***** MATERIAL PROVIDED *****

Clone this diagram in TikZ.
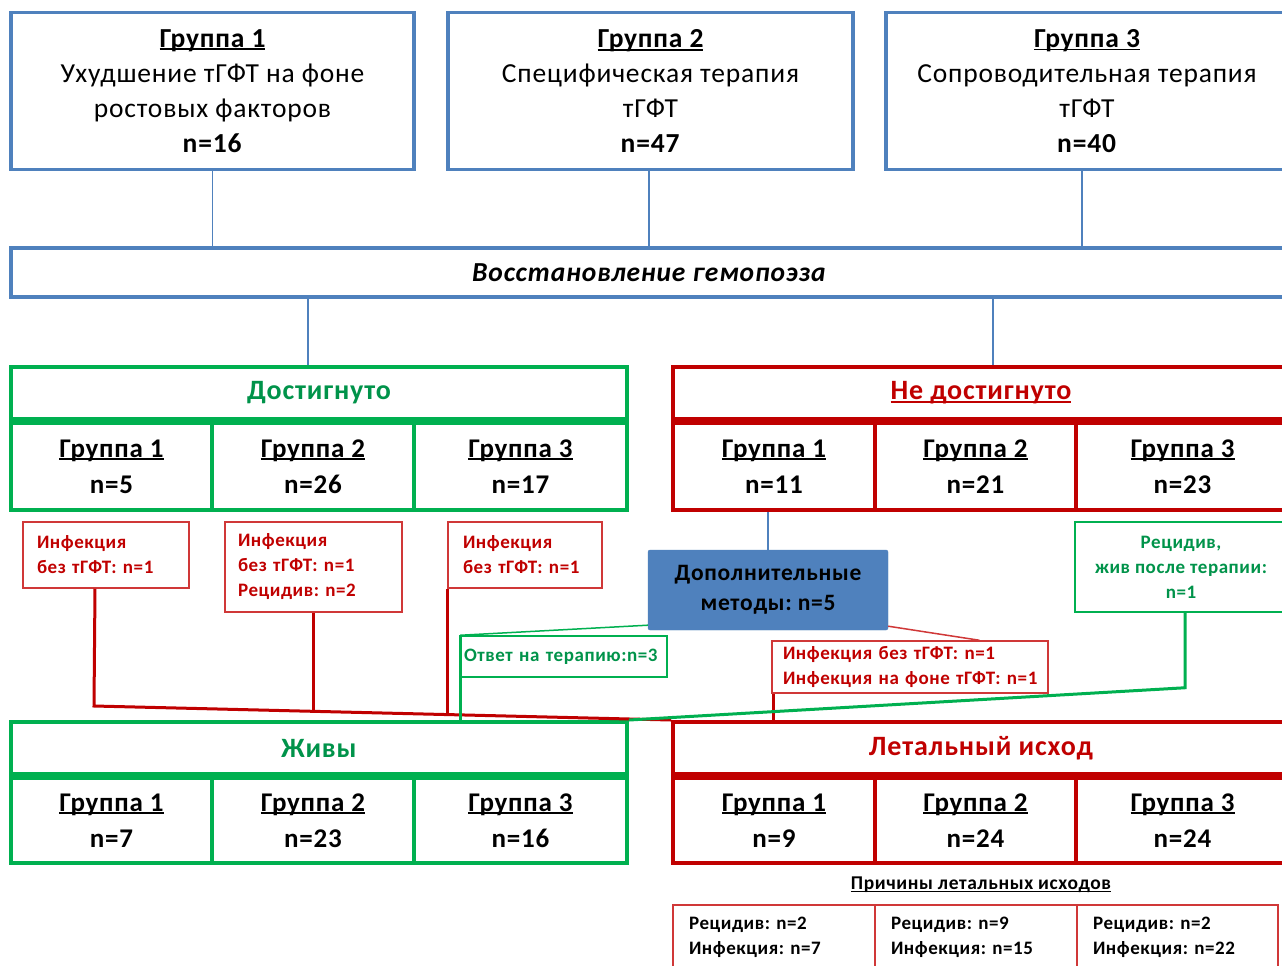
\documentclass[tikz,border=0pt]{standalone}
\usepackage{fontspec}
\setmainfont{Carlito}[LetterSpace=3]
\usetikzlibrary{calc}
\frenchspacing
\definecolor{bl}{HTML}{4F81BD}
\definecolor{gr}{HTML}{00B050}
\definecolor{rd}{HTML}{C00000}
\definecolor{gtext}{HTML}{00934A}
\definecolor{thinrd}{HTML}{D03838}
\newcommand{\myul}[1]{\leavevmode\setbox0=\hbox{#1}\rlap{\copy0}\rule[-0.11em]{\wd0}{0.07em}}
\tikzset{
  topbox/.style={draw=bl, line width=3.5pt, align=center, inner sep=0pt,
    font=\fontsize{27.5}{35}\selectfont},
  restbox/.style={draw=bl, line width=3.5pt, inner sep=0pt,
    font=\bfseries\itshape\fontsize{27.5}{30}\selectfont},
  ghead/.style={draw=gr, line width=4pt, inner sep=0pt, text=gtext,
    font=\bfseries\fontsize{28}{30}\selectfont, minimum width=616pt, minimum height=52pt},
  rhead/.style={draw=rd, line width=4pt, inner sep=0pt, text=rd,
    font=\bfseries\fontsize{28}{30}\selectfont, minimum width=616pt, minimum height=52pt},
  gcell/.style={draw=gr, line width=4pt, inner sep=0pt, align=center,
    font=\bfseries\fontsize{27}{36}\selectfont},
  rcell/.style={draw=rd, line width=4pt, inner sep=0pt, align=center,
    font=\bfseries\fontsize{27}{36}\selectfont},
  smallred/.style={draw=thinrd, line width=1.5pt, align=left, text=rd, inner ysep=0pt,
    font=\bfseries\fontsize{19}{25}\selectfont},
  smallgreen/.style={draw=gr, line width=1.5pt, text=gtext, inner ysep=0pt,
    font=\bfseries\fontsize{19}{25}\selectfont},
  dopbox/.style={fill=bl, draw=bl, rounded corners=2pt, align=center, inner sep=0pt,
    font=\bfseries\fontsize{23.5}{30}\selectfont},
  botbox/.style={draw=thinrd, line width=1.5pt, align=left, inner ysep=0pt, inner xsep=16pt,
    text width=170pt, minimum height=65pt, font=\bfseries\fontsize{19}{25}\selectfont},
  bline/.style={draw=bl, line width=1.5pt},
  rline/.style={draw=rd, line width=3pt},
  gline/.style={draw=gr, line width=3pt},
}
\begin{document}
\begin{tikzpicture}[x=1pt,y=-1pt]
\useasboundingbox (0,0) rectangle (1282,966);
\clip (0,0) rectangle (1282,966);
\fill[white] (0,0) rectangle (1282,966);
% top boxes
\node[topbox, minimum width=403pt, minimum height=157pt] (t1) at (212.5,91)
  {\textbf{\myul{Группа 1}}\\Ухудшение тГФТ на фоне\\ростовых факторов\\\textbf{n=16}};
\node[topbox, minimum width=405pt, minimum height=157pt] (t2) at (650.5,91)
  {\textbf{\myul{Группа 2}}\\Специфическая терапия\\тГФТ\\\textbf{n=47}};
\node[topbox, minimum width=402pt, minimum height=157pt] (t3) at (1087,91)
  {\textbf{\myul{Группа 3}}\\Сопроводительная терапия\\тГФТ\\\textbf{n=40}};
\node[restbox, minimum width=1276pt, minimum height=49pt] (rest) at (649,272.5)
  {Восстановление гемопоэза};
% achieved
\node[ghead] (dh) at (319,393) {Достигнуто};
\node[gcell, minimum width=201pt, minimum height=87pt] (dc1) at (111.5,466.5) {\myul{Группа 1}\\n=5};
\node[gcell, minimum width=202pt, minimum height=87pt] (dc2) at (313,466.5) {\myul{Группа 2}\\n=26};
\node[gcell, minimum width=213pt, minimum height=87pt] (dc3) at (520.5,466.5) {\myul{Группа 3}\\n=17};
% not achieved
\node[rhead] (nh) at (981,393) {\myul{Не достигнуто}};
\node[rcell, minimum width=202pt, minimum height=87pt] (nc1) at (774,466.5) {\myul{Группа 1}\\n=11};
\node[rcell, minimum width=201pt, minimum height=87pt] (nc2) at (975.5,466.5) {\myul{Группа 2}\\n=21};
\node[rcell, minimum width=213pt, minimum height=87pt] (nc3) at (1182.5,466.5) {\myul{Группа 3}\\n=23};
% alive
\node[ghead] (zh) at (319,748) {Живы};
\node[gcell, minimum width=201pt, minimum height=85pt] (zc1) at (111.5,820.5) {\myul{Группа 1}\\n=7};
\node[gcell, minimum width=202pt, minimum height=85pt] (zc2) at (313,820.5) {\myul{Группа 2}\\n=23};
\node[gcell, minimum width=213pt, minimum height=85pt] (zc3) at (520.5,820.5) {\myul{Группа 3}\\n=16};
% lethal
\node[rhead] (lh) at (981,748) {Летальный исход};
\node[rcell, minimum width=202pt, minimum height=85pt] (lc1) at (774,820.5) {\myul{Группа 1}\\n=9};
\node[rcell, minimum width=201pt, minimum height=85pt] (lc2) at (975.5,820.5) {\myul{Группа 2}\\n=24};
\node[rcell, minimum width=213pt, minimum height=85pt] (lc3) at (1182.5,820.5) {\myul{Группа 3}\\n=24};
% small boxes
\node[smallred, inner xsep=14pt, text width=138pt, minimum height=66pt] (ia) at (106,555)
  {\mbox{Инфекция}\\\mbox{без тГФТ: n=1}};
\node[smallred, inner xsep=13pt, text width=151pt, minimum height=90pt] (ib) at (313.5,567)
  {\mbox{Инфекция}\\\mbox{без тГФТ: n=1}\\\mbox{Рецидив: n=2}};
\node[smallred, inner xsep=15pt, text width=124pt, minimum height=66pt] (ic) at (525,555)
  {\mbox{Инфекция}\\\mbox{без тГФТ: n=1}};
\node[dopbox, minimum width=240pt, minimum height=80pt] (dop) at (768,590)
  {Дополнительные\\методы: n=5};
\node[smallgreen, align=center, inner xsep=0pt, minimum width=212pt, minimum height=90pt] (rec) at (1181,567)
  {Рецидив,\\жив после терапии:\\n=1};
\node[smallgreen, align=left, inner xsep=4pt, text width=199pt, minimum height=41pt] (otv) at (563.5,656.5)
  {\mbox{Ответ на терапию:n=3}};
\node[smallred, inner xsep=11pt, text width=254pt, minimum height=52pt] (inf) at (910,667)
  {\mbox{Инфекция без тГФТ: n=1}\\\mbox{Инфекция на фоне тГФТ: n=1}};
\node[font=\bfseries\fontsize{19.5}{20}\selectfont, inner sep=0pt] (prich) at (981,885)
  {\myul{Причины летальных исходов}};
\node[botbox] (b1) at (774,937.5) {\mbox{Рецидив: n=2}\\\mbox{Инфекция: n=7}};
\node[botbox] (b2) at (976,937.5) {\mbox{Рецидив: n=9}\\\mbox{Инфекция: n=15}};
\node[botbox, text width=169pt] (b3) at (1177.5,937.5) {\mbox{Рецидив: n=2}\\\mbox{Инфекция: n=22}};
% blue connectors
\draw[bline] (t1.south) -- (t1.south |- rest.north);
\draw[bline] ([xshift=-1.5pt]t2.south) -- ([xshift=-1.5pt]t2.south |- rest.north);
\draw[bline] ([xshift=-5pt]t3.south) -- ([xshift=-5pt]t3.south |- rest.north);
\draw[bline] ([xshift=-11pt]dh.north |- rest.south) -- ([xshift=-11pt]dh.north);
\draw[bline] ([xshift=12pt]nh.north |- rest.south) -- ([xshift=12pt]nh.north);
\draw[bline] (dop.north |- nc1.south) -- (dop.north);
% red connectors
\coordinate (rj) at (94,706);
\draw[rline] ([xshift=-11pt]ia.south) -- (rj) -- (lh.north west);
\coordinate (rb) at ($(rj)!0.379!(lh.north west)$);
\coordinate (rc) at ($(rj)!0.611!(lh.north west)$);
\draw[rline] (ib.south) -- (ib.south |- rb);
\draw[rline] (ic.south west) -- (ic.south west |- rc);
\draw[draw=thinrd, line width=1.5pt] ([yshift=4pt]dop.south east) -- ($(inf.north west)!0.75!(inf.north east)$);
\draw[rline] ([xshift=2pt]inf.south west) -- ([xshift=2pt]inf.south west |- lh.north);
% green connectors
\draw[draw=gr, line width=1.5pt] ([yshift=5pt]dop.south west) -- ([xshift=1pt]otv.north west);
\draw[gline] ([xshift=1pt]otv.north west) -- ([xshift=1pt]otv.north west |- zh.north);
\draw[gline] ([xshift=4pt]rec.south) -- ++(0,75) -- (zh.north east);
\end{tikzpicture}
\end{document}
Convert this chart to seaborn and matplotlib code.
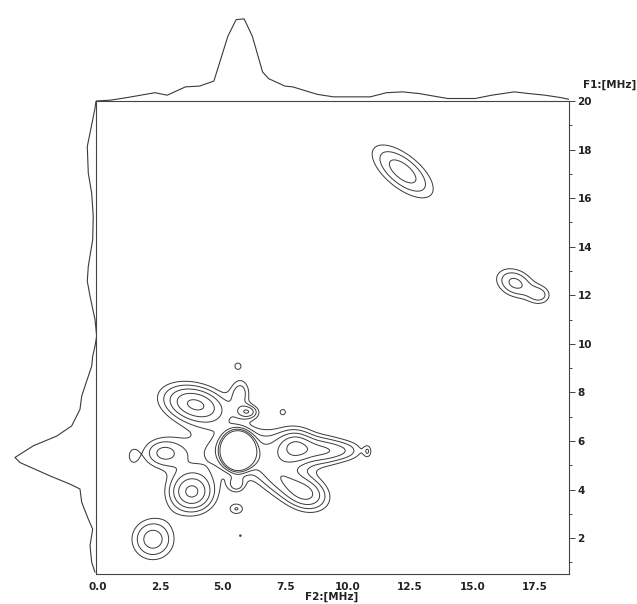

*****

## CHALLENGE
Pull out all lines containing the word "this" from the entries above.

## TASK RESPONSE
Clone this diagram in TikZ.
Convert this chart to seaborn and matplotlib code.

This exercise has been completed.